In both the first two cases you need to install IGV of the remote linux machine. Older version are available from most of the main linux repos, so you should be able to install with something like apt-get install igv
or yum install igv
. Alternatively if you use the (ana)conda package management system on the remote machine, you can install a recent version with conda install igv -c bioconda
.
X forwarding
If you are using Windows or OSX on the local machine you will need to install an X server on your local machine. There are several windows X11 servers, that are either intergrated with terminal emulators or stand alone. The VcXsrv server is popular as a standalone solution and mobaXterm integrates a terminal and ssh solution.
In OSX you'll need to install XQuartz.
Now connect to your remote server with your favourite SSH solution making sure you configure it to forward X11 connections.

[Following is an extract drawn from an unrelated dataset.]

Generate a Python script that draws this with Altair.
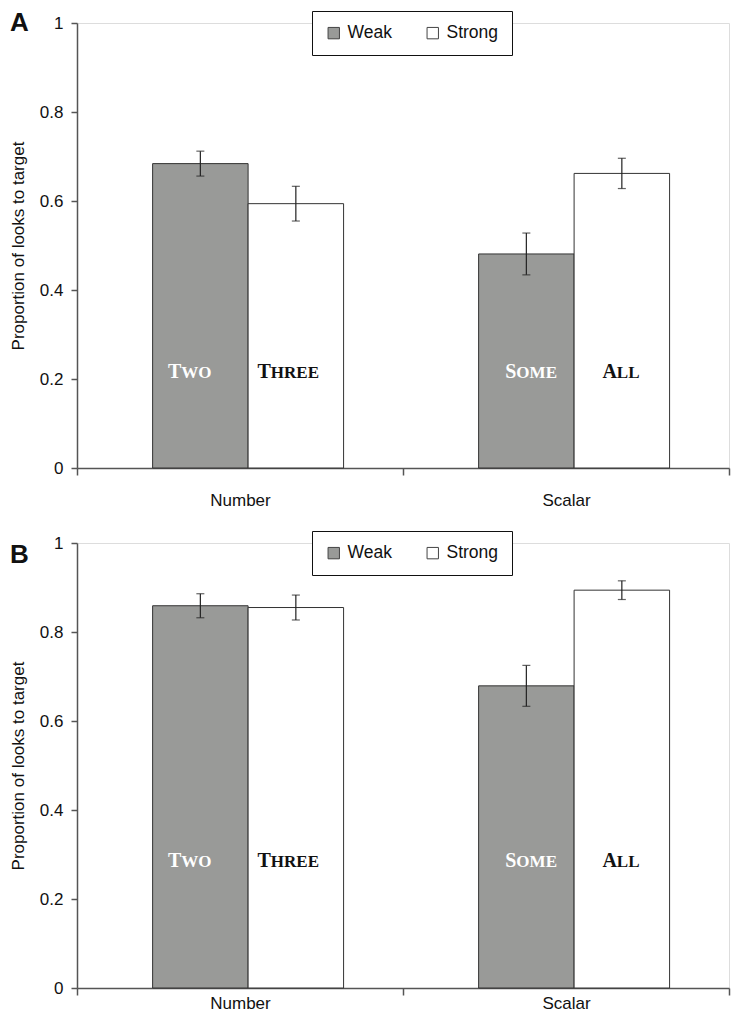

On the commnad line thats ssh -X
. Start IGV on the remote machine and if your X Server is correctly configured, IGV will appear on your local machine.
Remote Desktop
If the remote machine is a desktop linux machine, you should be able to run a remote desktop sharing daemon on it and then connect to that remote desktop from the local machine. I've successfully used Chrome Remote Desktop for this, but many other solutions exist.

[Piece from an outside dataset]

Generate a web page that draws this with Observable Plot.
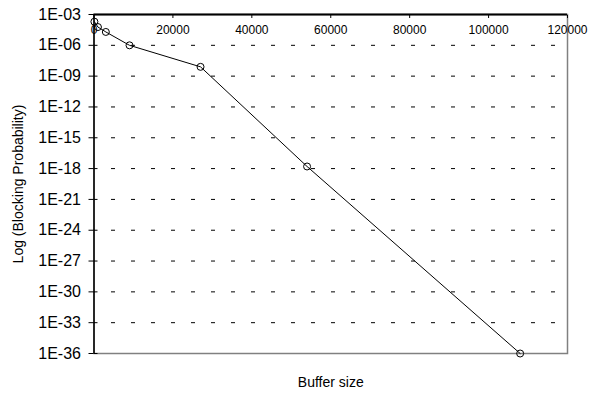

Mount the remote machine on the local machine
Basically in this solution you make the disk of the remote machine appear like a network drive on the local machine. The most fail safe way to do this is using sshfs
, which use can use to connect to any machine that will accept incoming ssh connections.

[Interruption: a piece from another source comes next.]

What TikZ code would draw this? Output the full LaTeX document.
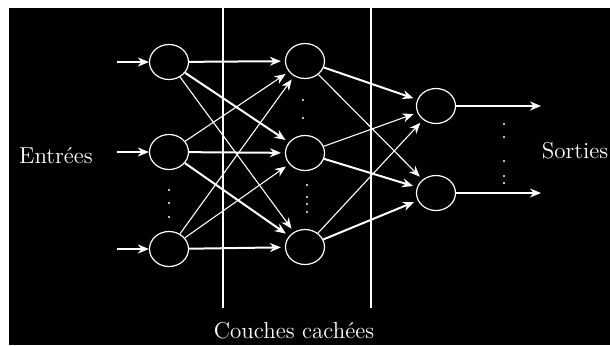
\documentclass[tikz,border=0pt]{standalone}
\usepackage{tikz}
\usetikzlibrary{shapes,arrows.meta,positioning,calc}

\begin{document}
\begin{tikzpicture}[x=0.5pt, y=-0.5pt,
  neuron/.style={ellipse, draw=white, line width=0.6pt, minimum width=19.5pt, minimum height=17.5pt, inner sep=0pt},
  fat/.style={-{Stealth[length=5.5pt,width=4.5pt]}, white, line width=1pt, shorten >=2pt},
  slim/.style={-{Stealth[length=5.5pt,width=4.5pt]}, white, line width=0.55pt, shorten >=2pt},
  lbl/.style={text=white, font=\fontsize{11.5}{13}\selectfont}]
\useasboundingbox (0,0) rectangle (610,345);
\fill[white] (0,0) rectangle (610,345);
\fill[black] (9,8) rectangle (610,345);
\coordinate (v1t) at (223,8); \coordinate (v1b) at (223,308);
\coordinate (v2t) at (371,8); \coordinate (v2b) at (371,308);
\draw[white, line width=1pt] (v1t) -- (v1b);
\draw[white, line width=0.7pt] (v2t) -- (v2b);
\node[neuron] (i1) at (169,62) {};
\node[neuron] (i2) at (169,152) {};
\node[neuron] (i3) at (169,249) {};
\node[neuron] (h1) at (305,61) {};
\node[neuron] (h2) at (305,153) {};
\node[neuron] (h3) at (305,247) {};
\node[neuron] (o1) at (436,106) {};
\node[neuron] (o2) at (436,193) {};
\coordinate (e1) at (117,62); \coordinate (e2) at (117,152); \coordinate (e3) at (117,249);
\coordinate (s1) at (541,106); \coordinate (s2) at (541,193);
\draw[fat, shorten >=0pt] (e1) -- (i1);
\draw[fat, shorten >=0pt] (e2) -- (i2);
\draw[fat, shorten >=0pt] (e3) -- (i3);
\draw[fat] (i1) -- (h1);
\draw[fat] (i1) -- (h2);
\draw[slim] (i1) -- (h3);
\draw[slim] (i2) -- (h1);
\draw[fat] (i2) -- (h2);
\draw[fat] (i2) -- (h3);
\draw[slim] (i3) -- (h1);
\draw[slim] (i3) -- (h2);
\draw[fat] (i3) -- (h3);
\draw[fat] (h1) -- (o1);
\draw[slim] (h1) -- (o2);
\draw[slim] (h2) -- (o1);
\draw[fat] (h2) -- (o2);
\draw[slim] (h3) -- (o1);
\draw[fat] (h3) -- (o2);
\draw[fat, line width=1.2pt, shorten >=0pt] (o1) -- (s1);
\draw[slim, shorten >=0pt] (o2) -- (s2);
\foreach \y in {190,203,217} \fill[white] (169,\y) circle (0.6pt);
\foreach \y in {100,118} \fill[white] (303,\y) circle (0.6pt);
\foreach \y in {185,197,204,212} \fill[white] (307,\y) circle (0.6pt);
\foreach \y in {124,137,161,176,183} \fill[white] (504,\y) circle (0.6pt);
\node[lbl] (entrees) at (56,156) {Entrées};
\node[lbl] (sorties) at (575,151) {Sorties};
\node[lbl] (couches) at (294,331) {Couches cachées};
\end{tikzpicture}
\end{document}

you can use an SSH-X11 forwarding or use a VNC session to run IGV on your remote machine
All the solutions mentioned below will work only if you have reasonably good internet connectivity (speed wise). If you are having problems downloading data because of bandwidth then YMMV with the solutions mentioned below.
If you can SSH to the remote machine, you could use sshfs to mount the remote filesystem and have IGV read from it. See: IGV over SSH?
Yes, I do use ssh . I will check this out. Thanks.